Nietzsche ouviria Pink Floyd?
Por mais inusitada que pareça a questão acima, acredito que existam razões suficientes para propô-la. Longe de querer cometer um anacronismo, a intenção aqui é analisar um fenômeno cada vez mais comum entre os jovens, a saber: o interesse pela leitura de Friederich Nietzsche. Considerando o interesse crescente destes mesmos jovens pelo rock psicológico do Pink Floyd, surge a questão: Há um ponto em comum, no qual a filosofia de Nietzsche, a música do Pink Floyd e a atitute jovem se encontram?
A análise desta questão conduziu a um único caminho: o ponto comum é a insatisfação com um sistema de regras e valores estabelecidos. Insatisfação esta que pode ser entendida como uma espécie de loucura ou alienação. Na verdade, esta atitude nada mais é do que a resistência contra a “domesticação” imposta pelo sistema social que nós mesmos construímos e que é perpetuado pelas suas instituições, como o Estado, a Igreja, a Escola, a Família, a Polícia e tantas outras. Não que estas instituições sejam, em si mesmas, prejudiciais. Quanto entendidas como instrumentos de controle, no entanto, tornam-se opressivas e autoritárias, constituindo um bom alvo para toda a rebeldia potencial própria da juventude, dos filósofos, dos artistas, etc...
Nietzsche manifestou esta rebeldia e insatisfação em suas principais obras, nas quais se posicionou contra os valores que a civilização erigiu, como a permanência, a estabilidade e a disciplina. Perguntaria Nietzsche: “Porque não defender também a idéia de que a impermanência, a instabilidade e a indisciplina (contra as injustiças) não sejam também valores?”. Os jovens, por sua vez, vivem um momento de euforia, dúvidas e incertezas e são cobrados a todo o momento. Têm que tomar decisões quanto ao seu comportamento, caráter, vida profissional, etc... De um lado, vislumbram a liberdade que podem desfrutar; do outro lado, no entanto, antecipam as responsabilidades da vida adulta, cujos exemplos são fornecidos pelos adultos com os quais convivem (pais, professores, irmãos mais velhos...). A vida adulta, no entanto, é chamativa e inevitável, nela se apresenta outra ordem de possibilidades. Todo adolescente, embora ame ser jovem, sonha em ser adulto um dia, mas quando chega a maioridade, o que fazer?

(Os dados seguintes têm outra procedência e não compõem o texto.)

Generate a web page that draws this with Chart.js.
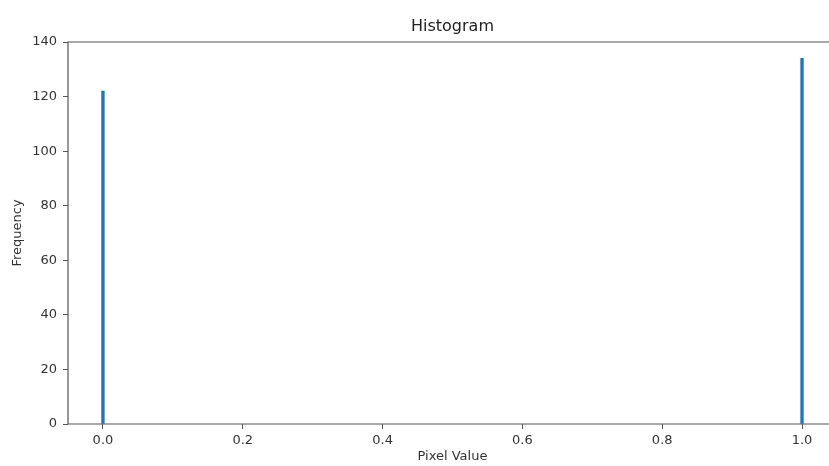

É natural que os jovens, ao se depararem com esta realidade, tendam a evitá-la e uma das maneiras de evitá-la é negá-la, no todo, ou em parte. Foi este o fenômeno que o mundo experimentou nos anos 1960, no que passou para a história como o “conflito de gerações”. Entre as diversas manifestações desta época, encontra-se a música do Pink Floyd, como parte de uma revolução cultural que integrou diversas formas de expressão artística, como a música de Bob Dylan e dos Beatles, o cinema de Antonioni, Fellini e Bergman, a arte de Andy Warhol e Basquiat, as manifestações do Provos (Holanda), o movimento hippie e dos movimentos estudantis em várias partes do mundo. Esta rebeldia, no entanto, nem sempre foi praticada com desobediência ou agressividade, enquanto alguns quebravam guitarras ou faziam barricadas, outros entoavam mantras e distribuiam flores. Tudo isto nos leva a crer que, mesmo que Nietzsche não aprovasse a música do Pink Floyd, aprovaria a sua atitude.